Freddie Gibbs Suggests ‘$oul $old $eparately’ Is His Last Album: ‘Ask Madlib’
Written by djfrosty on October 17, 2022
Freddie Gibbs has suggested that $oul $old $eparately will be his final album, and said his highly anticipated collab project with Madlib might not happen.
During a recent Ask Me Anything (AMA) session on Twitter, an eager fan asked if Montana, the rumored follow-up to 2019’s Bandana, would ever see the light of day.
“No. this my last album. Ask Madlib,” he wrote. Elsewhere, a fan asked what advice he had to give for newcomers to the music industry, to which he replied: “Own as much shit as you can.”

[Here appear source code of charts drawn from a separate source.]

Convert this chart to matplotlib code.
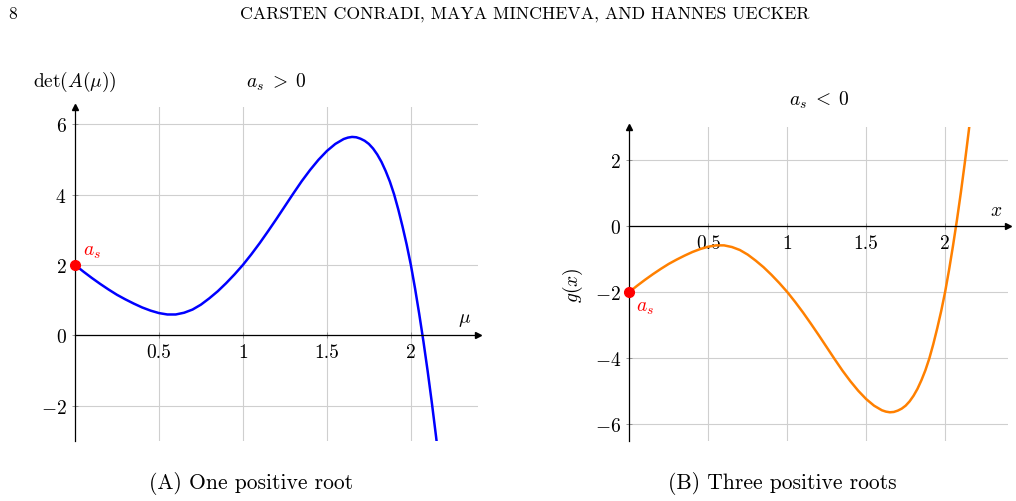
import matplotlib
matplotlib.use("Agg")
import matplotlib.pyplot as plt

plt.rcParams["font.family"] = "cmr10"
plt.rcParams["mathtext.fontset"] = "cm"
plt.rcParams["axes.formatter.use_mathtext"] = True

# curve (left panel); right panel is its mirror
mu = [0.00, 0.05, 0.10, 0.15, 0.20, 0.25, 0.30, 0.35, 0.40, 0.45,
      0.50, 0.55, 0.60, 0.65, 0.70, 0.75, 0.80, 0.85, 0.90, 0.95,
      1.00, 1.05, 1.10, 1.15, 1.20, 1.25, 1.30, 1.35, 1.40, 1.45,
      1.50, 1.55, 1.600, 1.625, 1.650, 1.675, 1.700, 1.725, 1.750, 1.775,
      1.800, 1.825, 1.850, 1.875, 1.900, 1.925, 1.950, 1.975, 2.000, 2.025,
      2.050, 2.075, 2.100, 2.125, 2.150, 2.175]
det_a = [2.00, 1.81, 1.63, 1.46, 1.30, 1.15, 1.02, 0.90, 0.79, 0.70,
         0.63, 0.59, 0.59, 0.64, 0.73, 0.87, 1.05, 1.25, 1.48, 1.73,
         2.00, 2.30, 2.62, 2.96, 3.31, 3.67, 4.03, 4.38, 4.70, 4.99,
         5.24, 5.44, 5.58, 5.62, 5.64, 5.63, 5.59, 5.53, 5.44, 5.31,
         5.14, 4.93, 4.67, 4.37, 4.01, 3.58, 3.10, 2.58, 2.00, 1.33,
         0.60, -0.18, -1.02, -1.92, -2.88, -3.90]
g_x = [-v for v in det_a]

x_ticks = [0.5, 1, 1.5, 2]
x_tick_labels = ["0.5", "1", "1.5", "2"]
y_ticks_a = [-2, 0, 2, 4, 6]
y_ticks_b = [-6, -4, -2, 0, 2]
a_s_a = 2
a_s_b = -2

fig = plt.figure(figsize=(10.16, 5.02), dpi=100)
ax1 = fig.add_axes([0.0738, 0.1201, 0.3967, 0.6654])
ax2 = fig.add_axes([0.6194, 0.1201, 0.3730, 0.6255])


def style(ax, yticks, ylim):
    ax.set_xlim(0, 2.4)
    ax.set_ylim(*ylim)
    for s in ["top", "right"]:
        ax.spines[s].set_visible(False)
    ax.spines["bottom"].set_position(("data", 0))
    ax.spines["left"].set_position(("data", 0))
    ax.spines["bottom"].set_linewidth(0.9)
    ax.spines["left"].set_linewidth(0.9)
    ax.set_xticks(x_ticks)
    ax.set_xticklabels(x_tick_labels)
    ax.set_yticks(yticks)
    ax.set_yticklabels(["$%d$" % t for t in yticks])
    ax.tick_params(direction="inout", length=4, width=0.6, color="#888888",
                   labelsize=14, pad=4)
    ax.grid(True, color="#cfcfcf", lw=0.8)
    ax.set_axisbelow(True)
    ax.plot(1, 0, marker=">", color="k", ms=5, transform=ax.get_yaxis_transform(), clip_on=False)
    ax.plot(0, 1, marker="^", color="k", ms=5, transform=ax.get_xaxis_transform(), clip_on=False)


style(ax1, y_ticks_a, (-3, 6.5))
style(ax2, y_ticks_b, (-6.5, 3))

ax1.plot(mu, det_a, color="#0000ff", lw=1.8)
ax1.plot([0], [a_s_a], "o", color="#ff0000", ms=7, clip_on=False, zorder=5)
ax1.text(0.05, 2.4, "$a_s$", color="#ff0000", fontsize=14, va="center")
ax1.text(2.32, 0.2, r"$\mu$", fontsize=14, ha="center", va="bottom")
ax1.text(0, 1.077, r"$\mathrm{det}(A(\mu))$", transform=ax1.transAxes,
         fontsize=14, ha="center", va="center")
ax1.text(0.5, 1.077, r"$a_s\;>\;0$", transform=ax1.transAxes,
         fontsize=14, ha="center", va="center")

ax2.plot(mu, g_x, color="#ff8000", lw=1.8)
ax2.plot([0], [a_s_b], "o", color="#ff0000", ms=7, clip_on=False, zorder=5)
ax2.text(0.04, -2.45, "$a_s$", color="#ff0000", fontsize=14, va="center")
ax2.text(2.32, 0.2, "$x$", fontsize=14, ha="center", va="bottom")
ax2.text(-0.149, 0.5, "$g(x)$", transform=ax2.transAxes, rotation=90,
         fontsize=14, ha="center", va="center")
ax2.text(0.5, 1.088, r"$a_s\;<\;0$", transform=ax2.transAxes,
         fontsize=14, ha="center", va="center")

fig.text(0.008, 0.972, "8", fontsize=12.5, va="center")
fig.text(0.516, 0.972, "CARSTEN CONRADI, MAYA MINCHEVA, AND HANNES UECKER",
         fontsize=12.8, ha="center", va="center")
fig.text(0.247, 0.036, "(A) One positive root", fontsize=15.5, ha="center", va="center")
fig.text(0.770, 0.036, "(B) Three positive roots", fontsize=15.5, ha="center", va="center")

fig.savefig("out.png", dpi=100)
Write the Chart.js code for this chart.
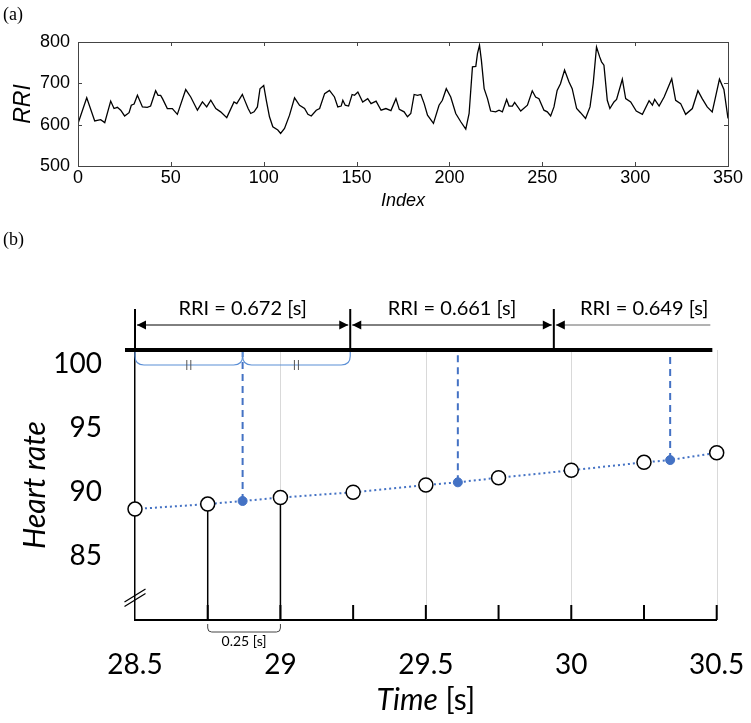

The claim that $oul $old $eparately is his last album coincides with a separate interview Gibbs did with Bootleg Kev earlier in October, where he was asked to comment on Alfredo 2 potentially being in the works with Alchemist.
“It’s funny you say that,” Gibbs said when Kev brought up the idea, “but I just told you that every time I do an album I feel like I might not do another one. I got a lot of stuff to do.”
He added, “This whole process recording an album. I barely got to see my kids a lot, touring, man I’m really ready to just chill, dog. I don’t know if I can go through the process of recording an album no more. I don’t know if I can.”
He went on to say that the pair “flirt” with the idea all time, but that he believed $oul $old $eparately to be his best work.
“If I was to do another album it would be that one,” Gibbs said. The original Alfredo was a massive success when it dropped in 2020, and was even nominated for Best Rap Album at the Grammys.
In another interview with The Breakfast Club, Gibbs also said his fifth studio album was recorded during a dark period in his life.
“When I was recording the album, I was in a real dark place,” Freddie Gibbs said. “I was going through a lot of stuff, getting in fights, I had street stuff going on, homies getting killed; legal stuff, you know? And I was putting all of that into the record. And then when DJ Paul came in there, he really cheered me up. He really lifted my spirits to help me finish the album in the correct fashion.”
Unfortunately, the rollout of Gibbs’ latest work has been marred by a series of beefs the rapper’s engaged in with Jim Jones and Benny The Butcher, though the Indiana rapper didn’t seem to keen on elaborating on them.
“I don’t initiate the violence, I just do what a man would do and handle himself in certain occasions,” he told The Breakfast Club. “I ain’t never initiated no violence on no rapper. And if I did, you wouldn’t know about it. I done had problems with people that done went way too deep. But I don’t need to publicize it.
“I think that a lot of these guys that done had issues with me,” he continued, “they come in the fight with camera crews. You know, we in the clout era. I don’t gotta do no stuff like that to get no clout up. Music speaks for itself, my brotha.”
Freddie Gibbs $oul $old $eperately was the rapper’s most successful solo project to date, debuting within the top 20 and moving around 22,000 album equivalent units.